- [STATED GOAL] Set down the data below from its first line to the line holding "0.560, 0.510, 0.461]", inclusive; omit all pictures.
§
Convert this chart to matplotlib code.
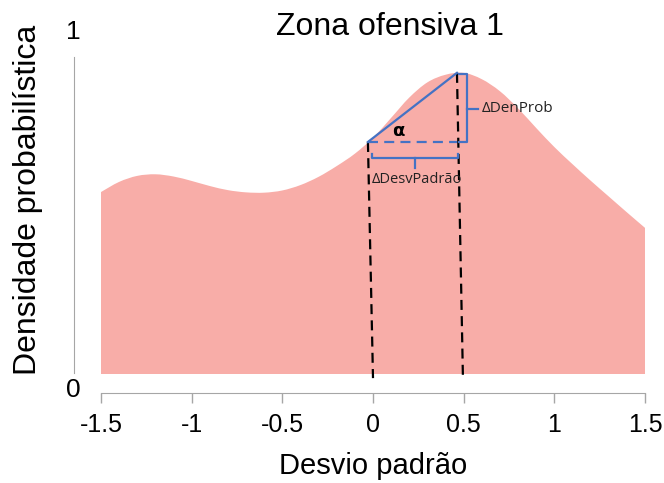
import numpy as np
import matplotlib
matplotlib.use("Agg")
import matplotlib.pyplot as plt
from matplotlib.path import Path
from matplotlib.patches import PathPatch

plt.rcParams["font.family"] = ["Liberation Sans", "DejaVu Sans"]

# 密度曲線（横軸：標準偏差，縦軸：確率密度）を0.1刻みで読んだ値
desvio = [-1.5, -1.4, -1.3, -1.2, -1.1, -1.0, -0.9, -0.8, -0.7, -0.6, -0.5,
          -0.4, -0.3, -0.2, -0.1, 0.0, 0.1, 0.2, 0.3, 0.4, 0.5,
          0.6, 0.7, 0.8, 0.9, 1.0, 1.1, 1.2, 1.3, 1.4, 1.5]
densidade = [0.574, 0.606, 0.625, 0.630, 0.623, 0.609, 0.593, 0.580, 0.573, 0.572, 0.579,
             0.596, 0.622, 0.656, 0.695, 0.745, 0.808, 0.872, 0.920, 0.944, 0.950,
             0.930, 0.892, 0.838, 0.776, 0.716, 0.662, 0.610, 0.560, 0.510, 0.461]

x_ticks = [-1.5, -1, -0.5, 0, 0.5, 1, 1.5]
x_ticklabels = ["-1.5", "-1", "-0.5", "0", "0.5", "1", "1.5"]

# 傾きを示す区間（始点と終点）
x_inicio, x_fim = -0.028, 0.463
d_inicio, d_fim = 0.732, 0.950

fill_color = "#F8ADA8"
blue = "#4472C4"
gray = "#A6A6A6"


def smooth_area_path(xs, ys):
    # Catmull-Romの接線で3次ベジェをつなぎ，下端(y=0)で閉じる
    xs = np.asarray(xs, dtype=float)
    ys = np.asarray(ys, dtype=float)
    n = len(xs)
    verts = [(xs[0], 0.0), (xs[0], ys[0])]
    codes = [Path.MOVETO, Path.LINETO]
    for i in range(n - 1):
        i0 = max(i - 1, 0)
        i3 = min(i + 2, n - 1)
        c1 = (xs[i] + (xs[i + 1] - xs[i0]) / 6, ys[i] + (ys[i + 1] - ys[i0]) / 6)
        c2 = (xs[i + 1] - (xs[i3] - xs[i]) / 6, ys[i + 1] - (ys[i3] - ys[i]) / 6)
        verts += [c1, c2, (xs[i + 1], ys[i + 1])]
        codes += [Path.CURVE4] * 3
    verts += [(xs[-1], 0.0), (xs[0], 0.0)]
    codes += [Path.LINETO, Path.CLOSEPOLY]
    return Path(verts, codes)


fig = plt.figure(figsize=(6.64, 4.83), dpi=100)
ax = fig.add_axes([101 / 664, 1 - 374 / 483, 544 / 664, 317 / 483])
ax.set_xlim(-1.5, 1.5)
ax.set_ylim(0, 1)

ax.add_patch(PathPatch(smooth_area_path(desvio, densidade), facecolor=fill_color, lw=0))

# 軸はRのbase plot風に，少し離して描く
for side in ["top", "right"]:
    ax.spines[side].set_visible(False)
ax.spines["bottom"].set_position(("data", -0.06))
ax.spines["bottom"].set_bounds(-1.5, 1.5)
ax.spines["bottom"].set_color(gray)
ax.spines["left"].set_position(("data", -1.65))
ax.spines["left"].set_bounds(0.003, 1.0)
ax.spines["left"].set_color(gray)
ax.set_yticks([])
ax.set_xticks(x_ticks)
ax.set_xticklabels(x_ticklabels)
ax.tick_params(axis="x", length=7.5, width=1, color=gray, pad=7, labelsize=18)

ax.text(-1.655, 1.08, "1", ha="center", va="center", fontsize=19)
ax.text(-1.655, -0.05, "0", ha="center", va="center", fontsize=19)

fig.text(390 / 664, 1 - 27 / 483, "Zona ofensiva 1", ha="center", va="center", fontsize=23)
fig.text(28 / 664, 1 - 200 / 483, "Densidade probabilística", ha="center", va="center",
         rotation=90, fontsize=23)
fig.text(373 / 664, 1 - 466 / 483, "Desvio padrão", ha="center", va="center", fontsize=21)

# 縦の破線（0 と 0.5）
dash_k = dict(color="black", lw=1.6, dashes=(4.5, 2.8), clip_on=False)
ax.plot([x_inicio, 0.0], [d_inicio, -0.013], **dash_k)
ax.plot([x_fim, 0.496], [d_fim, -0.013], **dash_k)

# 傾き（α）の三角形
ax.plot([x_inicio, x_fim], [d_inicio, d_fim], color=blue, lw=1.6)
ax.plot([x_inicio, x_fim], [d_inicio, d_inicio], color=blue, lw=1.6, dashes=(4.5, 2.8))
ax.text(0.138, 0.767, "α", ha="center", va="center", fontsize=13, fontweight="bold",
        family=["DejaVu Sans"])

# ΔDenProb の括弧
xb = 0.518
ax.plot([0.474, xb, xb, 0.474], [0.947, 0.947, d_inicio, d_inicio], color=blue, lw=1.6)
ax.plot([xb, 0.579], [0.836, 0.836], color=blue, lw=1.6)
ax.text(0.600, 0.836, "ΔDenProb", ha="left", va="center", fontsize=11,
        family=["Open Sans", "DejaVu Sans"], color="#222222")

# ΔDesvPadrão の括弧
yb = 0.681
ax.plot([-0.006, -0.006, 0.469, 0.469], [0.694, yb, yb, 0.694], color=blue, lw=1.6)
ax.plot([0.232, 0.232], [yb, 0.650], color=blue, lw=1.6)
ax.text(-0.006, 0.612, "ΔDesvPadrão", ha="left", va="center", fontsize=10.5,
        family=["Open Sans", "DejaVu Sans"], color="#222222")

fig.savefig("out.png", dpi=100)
§
- [RESULT OF THE EXERCISE]
Convert this chart to matplotlib code.
import numpy as np
import matplotlib
matplotlib.use("Agg")
import matplotlib.pyplot as plt
from matplotlib.path import Path
from matplotlib.patches import PathPatch

plt.rcParams["font.family"] = ["Liberation Sans", "DejaVu Sans"]

# 密度曲線（横軸：標準偏差，縦軸：確率密度）を0.1刻みで読んだ値
desvio = [-1.5, -1.4, -1.3, -1.2, -1.1, -1.0, -0.9, -0.8, -0.7, -0.6, -0.5,
          -0.4, -0.3, -0.2, -0.1, 0.0, 0.1, 0.2, 0.3, 0.4, 0.5,
          0.6, 0.7, 0.8, 0.9, 1.0, 1.1, 1.2, 1.3, 1.4, 1.5]
densidade = [0.574, 0.606, 0.625, 0.630, 0.623, 0.609, 0.593, 0.580, 0.573, 0.572, 0.579,
             0.596, 0.622, 0.656, 0.695, 0.745, 0.808, 0.872, 0.920, 0.944, 0.950,
             0.930, 0.892, 0.838, 0.776, 0.716, 0.662, 0.610, 0.560, 0.510, 0.461]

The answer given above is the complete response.